(Stored records)
----

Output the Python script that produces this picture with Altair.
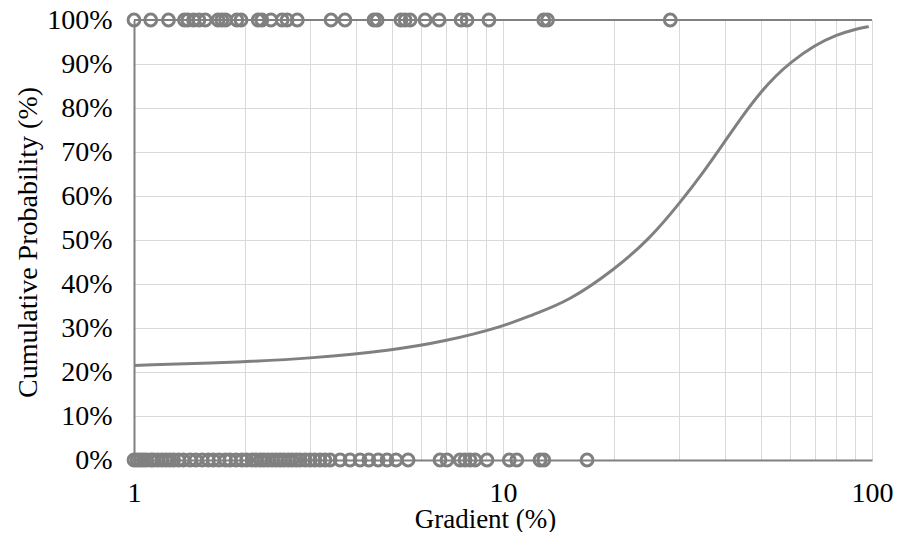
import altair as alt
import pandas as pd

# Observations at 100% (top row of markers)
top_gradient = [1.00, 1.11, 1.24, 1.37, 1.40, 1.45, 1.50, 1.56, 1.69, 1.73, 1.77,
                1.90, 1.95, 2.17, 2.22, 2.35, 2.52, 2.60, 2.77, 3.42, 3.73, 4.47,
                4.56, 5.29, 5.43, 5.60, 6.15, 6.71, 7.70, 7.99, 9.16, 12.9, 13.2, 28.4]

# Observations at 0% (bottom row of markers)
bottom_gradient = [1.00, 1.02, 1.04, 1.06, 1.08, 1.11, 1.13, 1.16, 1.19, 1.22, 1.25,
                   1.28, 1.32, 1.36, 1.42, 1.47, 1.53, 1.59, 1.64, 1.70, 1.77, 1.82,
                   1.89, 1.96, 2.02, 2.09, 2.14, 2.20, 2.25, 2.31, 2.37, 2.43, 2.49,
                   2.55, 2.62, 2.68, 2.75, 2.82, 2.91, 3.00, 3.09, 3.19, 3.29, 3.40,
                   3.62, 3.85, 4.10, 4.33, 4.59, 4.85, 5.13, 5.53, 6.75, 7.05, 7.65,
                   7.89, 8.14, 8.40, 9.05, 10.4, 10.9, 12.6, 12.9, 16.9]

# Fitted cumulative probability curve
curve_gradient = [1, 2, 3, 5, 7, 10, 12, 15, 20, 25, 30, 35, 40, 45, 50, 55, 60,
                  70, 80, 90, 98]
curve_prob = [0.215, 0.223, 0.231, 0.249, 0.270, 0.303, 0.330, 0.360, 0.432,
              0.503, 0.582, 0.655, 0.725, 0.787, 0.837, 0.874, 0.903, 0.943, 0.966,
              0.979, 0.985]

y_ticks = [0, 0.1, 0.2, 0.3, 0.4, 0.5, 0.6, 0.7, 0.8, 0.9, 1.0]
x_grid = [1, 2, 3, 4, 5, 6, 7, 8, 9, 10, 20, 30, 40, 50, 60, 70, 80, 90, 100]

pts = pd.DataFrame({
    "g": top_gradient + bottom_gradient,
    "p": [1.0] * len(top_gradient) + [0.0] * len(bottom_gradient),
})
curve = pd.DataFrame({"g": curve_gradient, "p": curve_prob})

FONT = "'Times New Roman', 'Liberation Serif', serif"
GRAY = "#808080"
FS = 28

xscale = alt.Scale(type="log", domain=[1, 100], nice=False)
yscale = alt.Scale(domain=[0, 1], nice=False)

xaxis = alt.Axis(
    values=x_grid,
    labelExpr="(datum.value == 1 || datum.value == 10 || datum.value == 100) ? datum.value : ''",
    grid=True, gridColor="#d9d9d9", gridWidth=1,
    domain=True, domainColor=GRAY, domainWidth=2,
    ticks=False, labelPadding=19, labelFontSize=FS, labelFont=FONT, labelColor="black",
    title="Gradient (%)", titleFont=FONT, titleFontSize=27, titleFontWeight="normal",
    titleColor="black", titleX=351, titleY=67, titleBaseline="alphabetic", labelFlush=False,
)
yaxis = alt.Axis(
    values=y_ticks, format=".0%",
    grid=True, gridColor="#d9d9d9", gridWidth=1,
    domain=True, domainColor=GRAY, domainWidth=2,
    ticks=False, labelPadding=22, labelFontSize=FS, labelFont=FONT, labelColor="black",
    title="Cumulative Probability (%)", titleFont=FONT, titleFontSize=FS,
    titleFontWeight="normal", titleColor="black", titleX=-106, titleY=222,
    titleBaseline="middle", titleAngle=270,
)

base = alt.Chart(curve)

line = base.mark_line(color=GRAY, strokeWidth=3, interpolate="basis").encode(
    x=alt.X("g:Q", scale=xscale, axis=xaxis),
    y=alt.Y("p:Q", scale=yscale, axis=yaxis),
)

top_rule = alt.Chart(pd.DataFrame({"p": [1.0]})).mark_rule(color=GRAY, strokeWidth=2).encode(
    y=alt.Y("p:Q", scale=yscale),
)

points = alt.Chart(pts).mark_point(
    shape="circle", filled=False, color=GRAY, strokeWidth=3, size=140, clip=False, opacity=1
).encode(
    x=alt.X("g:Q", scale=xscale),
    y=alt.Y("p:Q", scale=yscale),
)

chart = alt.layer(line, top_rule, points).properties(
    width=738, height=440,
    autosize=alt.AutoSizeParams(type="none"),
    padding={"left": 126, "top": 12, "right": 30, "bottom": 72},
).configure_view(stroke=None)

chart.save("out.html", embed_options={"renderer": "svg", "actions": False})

----

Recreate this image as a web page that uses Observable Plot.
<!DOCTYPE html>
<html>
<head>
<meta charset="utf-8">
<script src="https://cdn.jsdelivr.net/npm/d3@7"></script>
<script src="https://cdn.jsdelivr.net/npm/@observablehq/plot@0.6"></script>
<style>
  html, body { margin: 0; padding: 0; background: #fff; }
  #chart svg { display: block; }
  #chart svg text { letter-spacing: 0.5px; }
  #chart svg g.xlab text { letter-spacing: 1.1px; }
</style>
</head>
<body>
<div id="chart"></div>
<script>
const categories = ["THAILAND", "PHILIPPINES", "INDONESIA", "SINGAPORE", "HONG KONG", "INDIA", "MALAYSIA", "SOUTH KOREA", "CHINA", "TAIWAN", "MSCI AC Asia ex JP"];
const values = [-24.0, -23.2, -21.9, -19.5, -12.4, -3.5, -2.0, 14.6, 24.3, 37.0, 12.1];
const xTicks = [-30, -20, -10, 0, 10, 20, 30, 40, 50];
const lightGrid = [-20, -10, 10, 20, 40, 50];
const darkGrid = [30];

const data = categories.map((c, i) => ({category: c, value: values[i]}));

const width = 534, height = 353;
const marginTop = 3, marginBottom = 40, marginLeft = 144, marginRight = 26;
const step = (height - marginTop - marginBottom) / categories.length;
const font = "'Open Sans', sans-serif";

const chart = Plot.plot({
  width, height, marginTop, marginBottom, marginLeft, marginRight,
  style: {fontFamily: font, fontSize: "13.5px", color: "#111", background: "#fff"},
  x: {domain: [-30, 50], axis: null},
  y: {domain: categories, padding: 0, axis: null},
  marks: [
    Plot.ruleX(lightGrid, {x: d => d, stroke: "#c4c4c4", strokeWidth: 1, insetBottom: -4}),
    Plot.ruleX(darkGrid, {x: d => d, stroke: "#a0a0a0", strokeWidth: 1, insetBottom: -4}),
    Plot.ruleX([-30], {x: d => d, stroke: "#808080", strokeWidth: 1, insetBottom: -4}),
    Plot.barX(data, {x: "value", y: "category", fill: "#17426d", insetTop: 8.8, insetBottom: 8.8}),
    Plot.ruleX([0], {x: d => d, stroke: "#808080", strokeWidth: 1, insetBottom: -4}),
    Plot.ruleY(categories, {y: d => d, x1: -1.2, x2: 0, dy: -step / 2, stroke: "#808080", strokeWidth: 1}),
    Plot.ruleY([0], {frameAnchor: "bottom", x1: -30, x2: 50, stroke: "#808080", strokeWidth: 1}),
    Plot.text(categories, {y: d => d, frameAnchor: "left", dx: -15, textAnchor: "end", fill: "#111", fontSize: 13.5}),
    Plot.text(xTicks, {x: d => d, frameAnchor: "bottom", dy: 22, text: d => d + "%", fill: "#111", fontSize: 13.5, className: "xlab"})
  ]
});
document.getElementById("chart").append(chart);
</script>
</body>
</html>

----

§ What needs to be done
Above are some records. Reproduce the lines from the one with "Output the Python" down to the one with "12.9, 13.2, 28.4]", keeping both, and leave every picture out.

§ Result
Output the Python script that produces this picture with Altair.
import altair as alt
import pandas as pd

# Observations at 100% (top row of markers)
top_gradient = [1.00, 1.11, 1.24, 1.37, 1.40, 1.45, 1.50, 1.56, 1.69, 1.73, 1.77,
                1.90, 1.95, 2.17, 2.22, 2.35, 2.52, 2.60, 2.77, 3.42, 3.73, 4.47,
                4.56, 5.29, 5.43, 5.60, 6.15, 6.71, 7.70, 7.99, 9.16, 12.9, 13.2, 28.4]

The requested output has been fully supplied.